Colonel Rudolph Abel, the Soviet master spy reported dead in Moscow on Monday (November 15), headed his country's espionage network in the United States for nine years before his betrayal and arrest in 1957.
SV PAN & SV Abel escorted by security men in New York following arrest on espionage charges (2 shots)
GV & CU Sign "U.S. District Court". (2 shots)
SV Abel out of courtroom escorted by security men.

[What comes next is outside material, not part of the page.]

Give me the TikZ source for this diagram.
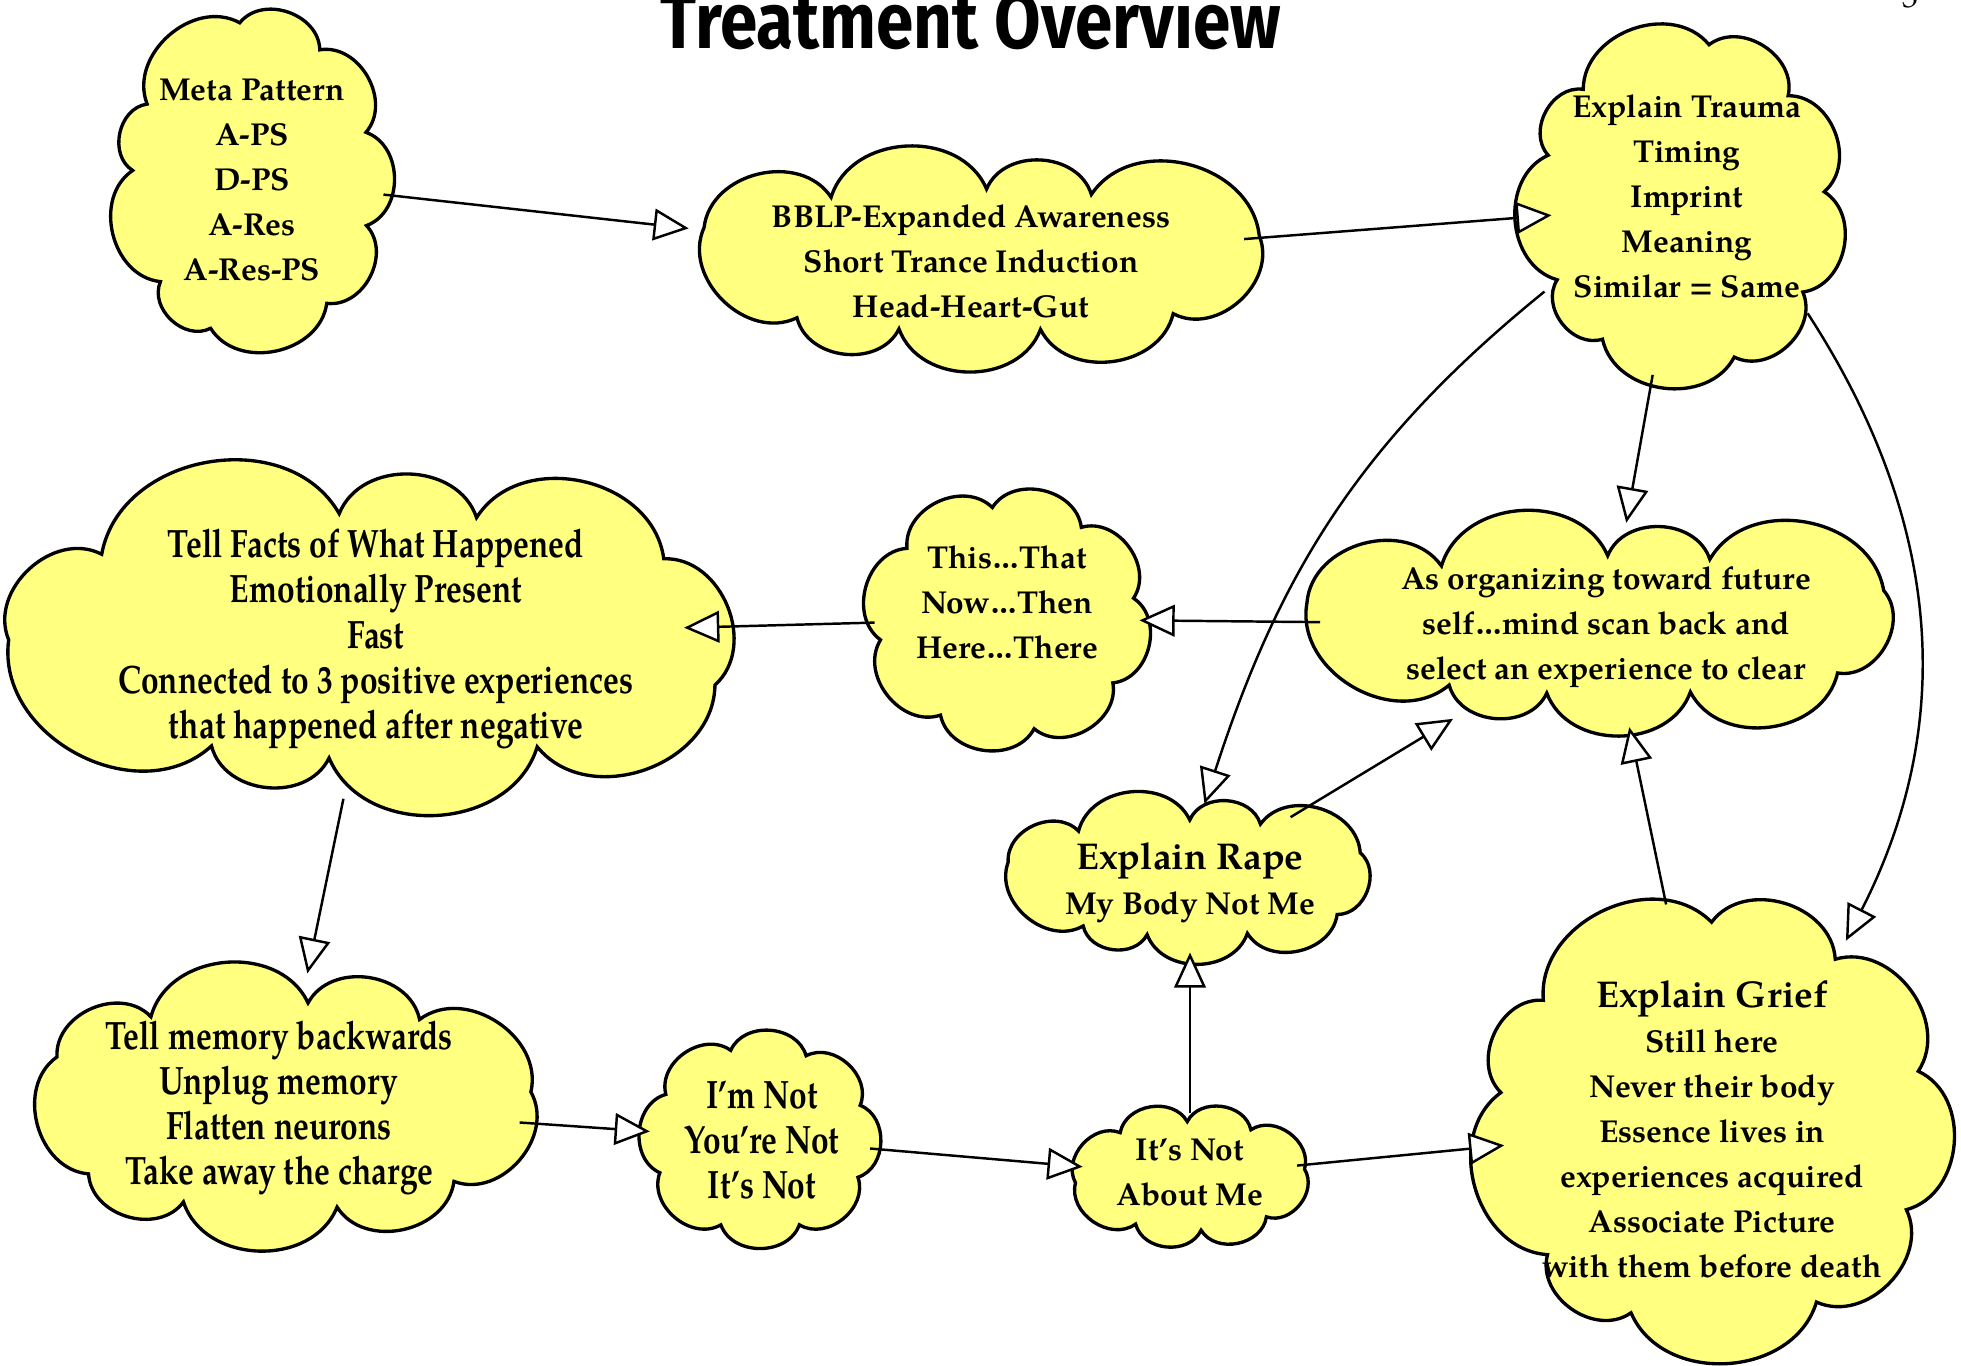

GV Terminal building at West Berlin Airport
LV Powers enters aircraft and escorts walk away
GV Aircraft taxiing
SV Radar scanner
LV Aircraft takes off.
Initials BB/1627 WLW/DW/BB/1703
Script is copyright Reuters Limited. All rights reserved
Background: Colonel Rudolph Abel, the Soviet master spy reported dead in Moscow on Monday (November 15), headed his country's espionage network in the United States for nine years before his betrayal and arrest in 1957. He was sentenced to 30 years imprisonment, but within five years the U.S. exchanged him for U2 spy-pilot Gary Powers--imprisoned in the Soviet Union after his aircraft was shot down during a flight over Soviet territory. This film, compiled from the VISNEWS library, shows Abel being taken to court in New York in 1957, and Powers being flown home from West Berlin Airport in 1962 after his release.
SYNOPSIS: New York, 1957....and a court sentences Soviet master spy Rudolph Abel to 30 years imprisonment for espionage activities in the United States. In Moscow on Monday, Colonel Abel was reported dead. He had been ill from lung cancer for the past six months. Before his dramatic arrest and trial, Abel headed the Soviet spy network in the U.S. for nine years....until betrayed by a fellow spy.
Abel died in his home country only because the Soviet Union and the United States agreed to exchange him for Gary Powers -- a U.S. spy-pilot shot down over Soviet territory in his U2 military aircraft in 1960. He was sentenced by a Moscow court to 10 years in prison, but was released in West Berlin in 1962 to be flown home after prolonged exchange negotiations by the two powers. Abel, who was 68 when he died, was awarded the Order of Lenin -- the highest civilian Soviet award -- on his return to Moscow. Powers is today living quietly in the United States.